The retreat of the Sawyer Glacier has left bare rock and gravel that has encouraged nesting of Arctic terns, and more and more pairs are seen here every season. We observed some that were carrying small fish, which gives the male a chance to prove to the female that he is a good provider. These terns have the longest known migration of any animal. The yearly travels of breeding adults take them from the Arctic to the Antarctic and back, for a total of about 25,000 air miles. At just under 58 degrees north latitude, the Arctic terns of Tracy Arm have shortened that journey considerably. This is their southernmost nesting territory on the Pacific Coast of North America.
This area is significant historically, as well as being scenically magnificent. The Tlingit name is Sumdum, and a now-deserted village retains that name on modern charts. Two of Captain Vancouver’s lieutenants, Whidbey and Johnstone, met up near here in 1794 and celebrated their forging of the last link in the 3-season survey of this coast. The next morning, Whidbey made a formal Act of Possession of the region in the name of the British monarch. Vancouver called the mainland part of this area New Norfolk, after his home county, and the bay after Holkham Hall, a stately home there. Other nearby names on the map still reflect Vancouver’s nostalgia for Norfolk.
John Muir also explored these waters with Tlingit seal-hunter guides in 1879 and again in 1880, visiting Sumdum village and Holkham Bay. As we left the bay and re-entered Stephens Passage, a small escort of Dall’s porpoises rode and leapt from our wake in farewell. In a grand finale, a humpback whale breached repeatedly for our after-dinner pleasure.
Although the day was cool and overcast, we saw magnificent scenery in its true light. We watched the mighty process of mountain-sculpting ice from up close, and we visited the nursery of a new generation of seal pups tended by their devoted mothers. Nobody aboard complained about Alaskan weather.
This morning we were granted a sample of weather more typical of SE Alaska than the succession of balmy, clear skies we had known in the past few days.
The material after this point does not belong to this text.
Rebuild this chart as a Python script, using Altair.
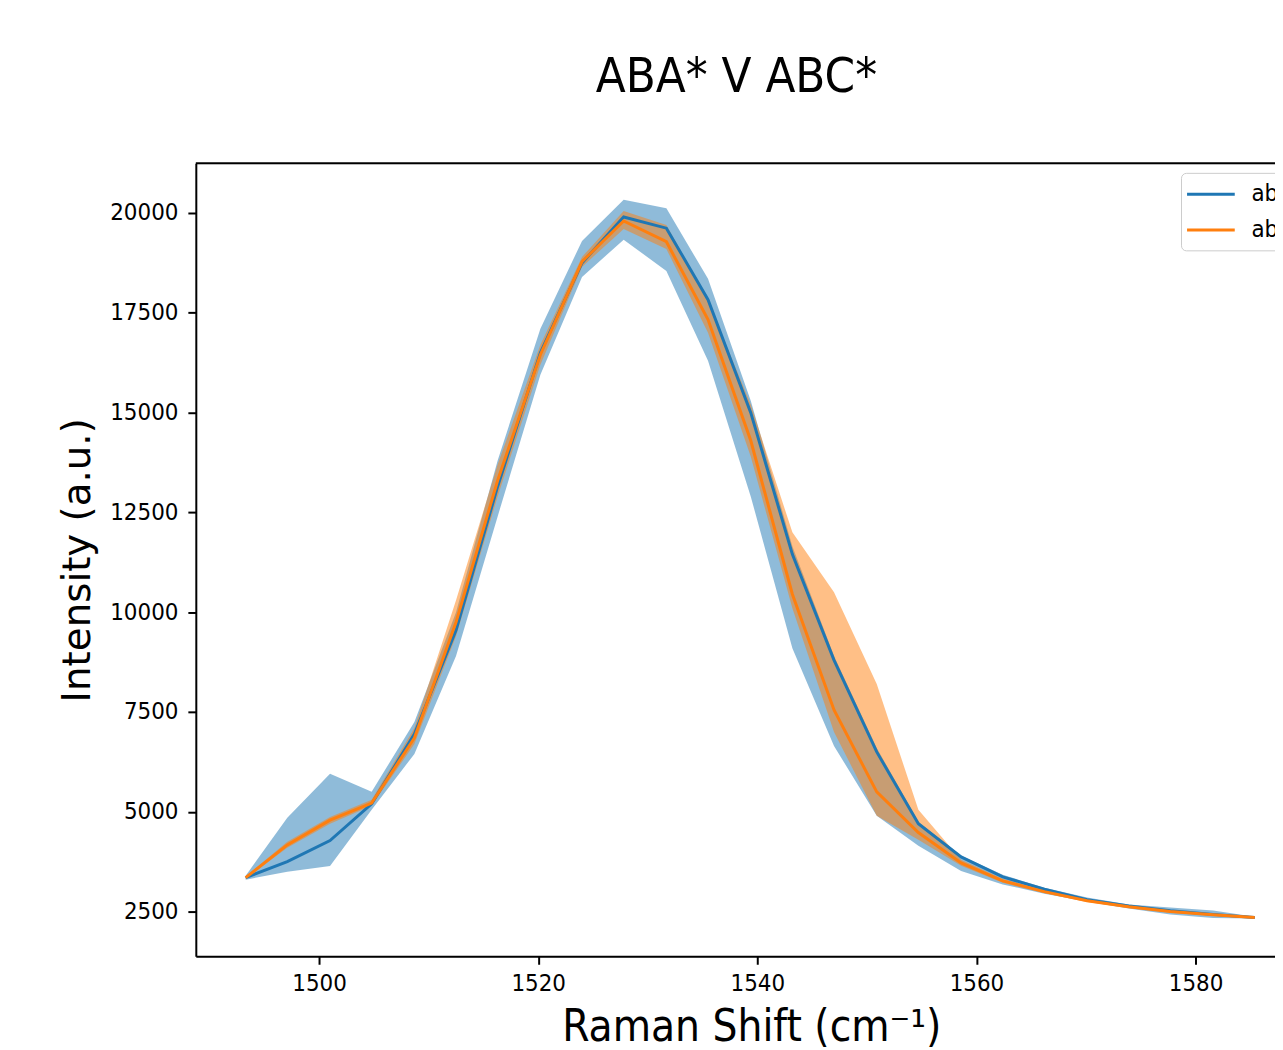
import altair as alt
import pandas as pd

# Raman shift positions (cm^-1)
shift = [1493.3, 1497.1, 1501.0, 1504.8, 1508.7, 1512.5, 1516.3, 1520.2, 1524.0, 1527.8,
         1531.7, 1535.5, 1539.4, 1543.2, 1547.0, 1550.9, 1554.7, 1558.6, 1562.4, 1566.2,
         1570.1, 1573.9, 1577.7, 1581.6, 1585.4]

abc_mean = [3350, 3750, 4280, 5200, 6950, 9550, 13150, 16500, 18750, 19900,
            19620, 17830, 15000, 11450, 8800, 6500, 4700, 3870, 3370, 3060,
            2800, 2640, 2520, 2430, 2350]
abc_upper = [3400, 4850, 5950, 5500, 7250, 10000, 13800, 17100, 19300, 20330,
             20120, 18350, 15300, 11650, 8900, 6600, 4750, 3900, 3420, 3100,
             2850, 2680, 2600, 2530, 2370]
abc_lower = [3300, 3500, 3640, 5050, 6450, 8900, 12400, 15950, 18400, 19330,
             18550, 16300, 12900, 9100, 6650, 4900, 4150, 3520, 3180, 2950,
             2750, 2580, 2430, 2340, 2330]

aba_mean = [3350, 4170, 4790, 5220, 6850, 9750, 13300, 16450, 18780, 19800,
            19280, 17330, 14300, 10450, 7550, 5500, 4480, 3720, 3270, 3000,
            2770, 2620, 2500, 2420, 2350]
aba_upper = [3380, 4250, 4870, 5300, 7100, 10300, 13700, 16700, 18900, 20050,
             19700, 17800, 15200, 12000, 10500, 8200, 5050, 3800, 3320, 3040,
             2800, 2650, 2530, 2450, 2370]
aba_lower = [3320, 4100, 4700, 5150, 6700, 9400, 12900, 16200, 18650, 19600,
             19100, 17000, 13900, 10100, 7000, 4900, 4300, 3650, 3220, 2960,
             2740, 2590, 2470, 2390, 2330]

series_names = ["abc", "aba"]
series_colors = ["#1f77b4", "#ff7f0e"]
x_ticks = [1500, 1520, 1540, 1560, 1580]
y_ticks = [2500, 5000, 7500, 10000, 12500, 15000, 17500, 20000]

rows = []
for name, m, lo, hi in [("abc", abc_mean, abc_lower, abc_upper), ("aba", aba_mean, aba_lower, aba_upper)]:
    for s, a, b, c in zip(shift, m, lo, hi):
        rows.append({"shift": s, "mean": a, "lo": b, "hi": c, "series": name})
df = pd.DataFrame(rows)

COND = "DejaVu Sans Condensed, DejaVu Sans"
W, H = 1086, 798

x_enc = alt.X("shift:Q",
              scale=alt.Scale(domain=[1488.75, 1587.25], nice=False, zero=False),
              axis=alt.Axis(values=x_ticks, format="d", title="Raman Shift (cm\u207b\u00b9)",
                            grid=False, tickSize=8, tickWidth=2, tickColor="black",
                            domainColor="black", domainWidth=2, labelPadding=7,
                            labelFont=COND, labelFontSize=24, labelColor="black",
                            titleFont=COND, titleFontSize=44, titleFontWeight="normal",
                            titleColor="black", titleX=559, titleY=85,
                            titleBaseline="alphabetic", titleAlign="center"))
y_scale = alt.Scale(domain=[1380, 21245], nice=False, zero=False)
y_axis = alt.Axis(values=y_ticks, format="d", title="Intensity (a.u.)", grid=False,
                  tickSize=8, tickWidth=2, tickColor="black", domainColor="black",
                  domainWidth=2, labelPadding=10, labelFont=COND, labelFontSize=24,
                  labelColor="black", titleFont="DejaVu Sans", titleFontSize=39,
                  titleFontWeight="normal", titleColor="black", titleX=-119, titleY=399,
                  titleBaseline="middle", titleAlign="center", titleAngle=270)

color_scale = alt.Scale(domain=series_names, range=series_colors)

base = alt.Chart(df)

bands = base.mark_area(opacity=0.5).encode(
    x=x_enc,
    y=alt.Y("lo:Q", scale=y_scale, axis=y_axis),
    y2="hi:Q",
    color=alt.Color("series:N", scale=color_scale, sort=series_names,
                    legend=alt.Legend(title=None, orient="none", legendX=991.4, legendY=9.6,
                                      symbolType="M-2,0H2", symbolSize=576, symbolStrokeWidth=3,
                                      symbolOffset=8.6, symbolOpacity=1,
                                      labelFont=COND, labelFontSize=24, labelColor="black",
                                      labelOffset=27.3, padding=8, rowPadding=10,
                                      fillColor="white", strokeColor="#cccccc", cornerRadius=5)),
)

lines = base.mark_line(strokeWidth=3).encode(
    x=x_enc,
    y=alt.Y("mean:Q", scale=y_scale, axis=y_axis),
    color=alt.Color("series:N", scale=color_scale, sort=series_names),
)

top_spine = alt.Chart(df.head(1)).mark_rule(color="black", strokeWidth=2).encode(
    x=alt.value(0), x2=alt.value(W), y=alt.value(0))

chart = alt.layer(bands, lines, top_spine).properties(
    width=W, height=H,
    title=alt.TitleParams("ABA* V ABC*", font=COND, fontSize=49, fontWeight="normal",
                          color="black", anchor="middle", dx=1, offset=22,
                          baseline="alphabetic"),
    autosize=alt.AutoSizeParams(type="none"),
    padding={"left": 189, "top": 153, "right": 0, "bottom": 91},
).configure_view(stroke=None).configure(background="white")

chart.save("out.html", embed_options={"renderer": "svg", "actions": False})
Awakening soon after the Sea Lion had crossed the bar at the mouth of Tracy Arm, we found a flat, jade-green sea filled with floating ice, beneath an overcast sky. We entered a dramatic fiord that has been gouged through the bed-rock of the multiple, impacted “terranes” that form the complex geology of this coast. At the head of the fiord we witnessed in awe the power of that gouging – the Sawyer Glacier. As the river of solid ice passed over the ledge of bedrock and broke into huge “seracs,” deep-throated cracking reverberated down the walls of the fiord, hundreds of feet high; so did the sudden crashes of those seracs as they separated from the glacier’s snout as it calved. In our Zodiacs, we threaded a careful path between pieces of ice of diminishing size: icebergs, bergie-bits, growlers and finally, brash-ice. Many of the pieces we passed carried harbor seals nursing newborn pups. Some were skittish, diving to safety on seeing us. Others, more bold and curious, paused first to inspect these strange creatures visiting their abode.
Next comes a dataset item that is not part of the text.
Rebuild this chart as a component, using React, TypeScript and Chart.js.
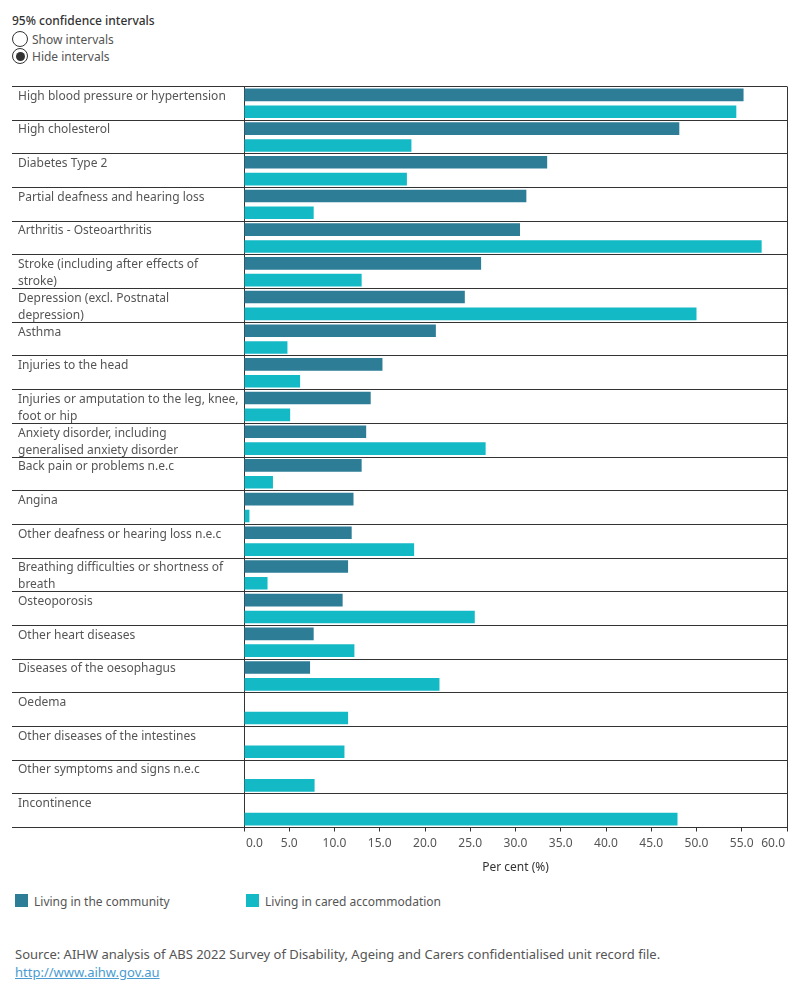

The retreat of the Sawyer Glacier has left bare rock and gravel that has encouraged nesting of Arctic terns, and more and more pairs are seen here every season. We observed some that were carrying small fish, which gives the male a chance to prove to the female that he is a good provider. These terns have the longest known migration of any animal. The yearly travels of breeding adults take them from the Arctic to the Antarctic and back, for a total of about 25,000 air miles. At just under 58 degrees north latitude, the Arctic terns of Tracy Arm have shortened that journey considerably. This is their southernmost nesting territory on the Pacific Coast of North America.
This area is significant historically, as well as being scenically magnificent. The Tlingit name is Sumdum, and a now-deserted village retains that name on modern charts. Two of Captain Vancouver’s lieutenants, Whidbey and Johnstone, met up near here in 1794 and celebrated their forging of the last link in the 3-season survey of this coast. The next morning, Whidbey made a formal Act of Possession of the region in the name of the British monarch. Vancouver called the mainland part of this area New Norfolk, after his home county, and the bay after Holkham Hall, a stately home there. Other nearby names on the map still reflect Vancouver’s nostalgia for Norfolk.
John Muir also explored these waters with Tlingit seal-hunter guides in 1879 and again in 1880, visiting Sumdum village and Holkham Bay. As we left the bay and re-entered Stephens Passage, a small escort of Dall’s porpoises rode and leapt from our wake in farewell. In a grand finale, a humpback whale breached repeatedly for our after-dinner pleasure.
Although the day was cool and overcast, we saw magnificent scenery in its true light. We watched the mighty process of mountain-sculpting ice from up close, and we visited the nursery of a new generation of seal pups tended by their devoted mothers. Nobody aboard complained about Alaskan weather.